City sources predict the FTSE 100 will open down 10 points from yesterday's close of 5,862, despite a strong rise in the US and broadly higher stocks in Asia overnight.
Investors are likely to be cautious ahead of US non-farm payrolls which are due out today, at 13:30, along with manufacturing data in the Eurozone. Of interest, press reports are calling attention to the recent improvement in the Baltic dry freight index, an often reliable leading indicator for global trade and growth.
Also on the agenda are US factory orders and speeches from at least two members of the Fed.
Back in the UK, the construction purchasing managers index (PMI) for October is released at 9:30. We expect the headline index to be unchanged at 49.5, indicating continued stagnation across homebuilding, commercial construction and civil engineering. The consensus forecast is for a fall to 49.0.

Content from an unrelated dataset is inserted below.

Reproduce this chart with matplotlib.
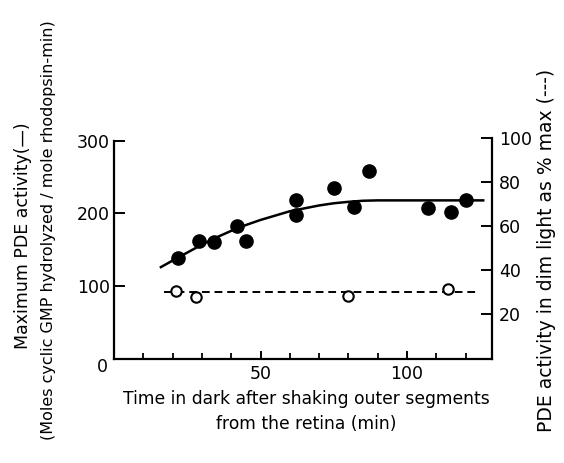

In company news, third quarter organic revenues at Meggitt, the company specialising in high performance components and sub-systems for the aerospace, defence and energy markets, were in line with an exceptionally strong performance from last year. Based on current projections, and notwithstanding the uncertainty in military end markets, the group expects to see percentage revenue growth in the mid-single digits in 2013.
Car insurance firm Admiral saw a slight decrease in third-quarter turnover but has assured that it is still on track to hit its full-year targets, blaming the decline on seasonal factor. "Little has changed since the half year. The UK car insurance market is cyclical and we are in the softer part of the cycle with premium rates coming down," said Chief Executive Henry Engelhardt. We believe that the sensible strategy in this part of the cycle is to slow our rate of growth," he said.
Revenue per available room (RevPAR), a key metric in the hotel business, rose in the third quarter at Millennium & Copthorne (M&C), with London enjoying an Olympic boost. M&C's revPAR in the third quarter improved 2.6% to £71.23 from £69.41 the year before. RevPAR in London was up 20.2% year-on-year, and also increased in the Rest of Europe (5.6%) and the US (1.5%), despite an 8.0% decline in New York. However, revPAR declined by 0.2% in Asia.
Royal Dutch Shell has ambitious plans to increase production over the next few years, and despite investor fears that the level of investment needed will crimp returns, Questor in The Telegraph feels confident this is the correct strategy for Shell to pursue. The most important thing for investors to consider about Shell is its cash generation. The company's stated strategy is to improve cash flow by 50% to $200bn over the 2012-15 period. The quarterly dividend was increased by 1c to 43c and it will be paid on December 20th. The shares
trade without entitlement to this payment from November 14th. The prospective yield in 2013 is a healthy 5%. The company has the scope to increase its payments, despite its ambitious capital expenditure plans. Gearing stood at just 8.6%, down from 10.8% a year ago, so borrowings are very low. The shares remain a buy for income and delivery on strategy.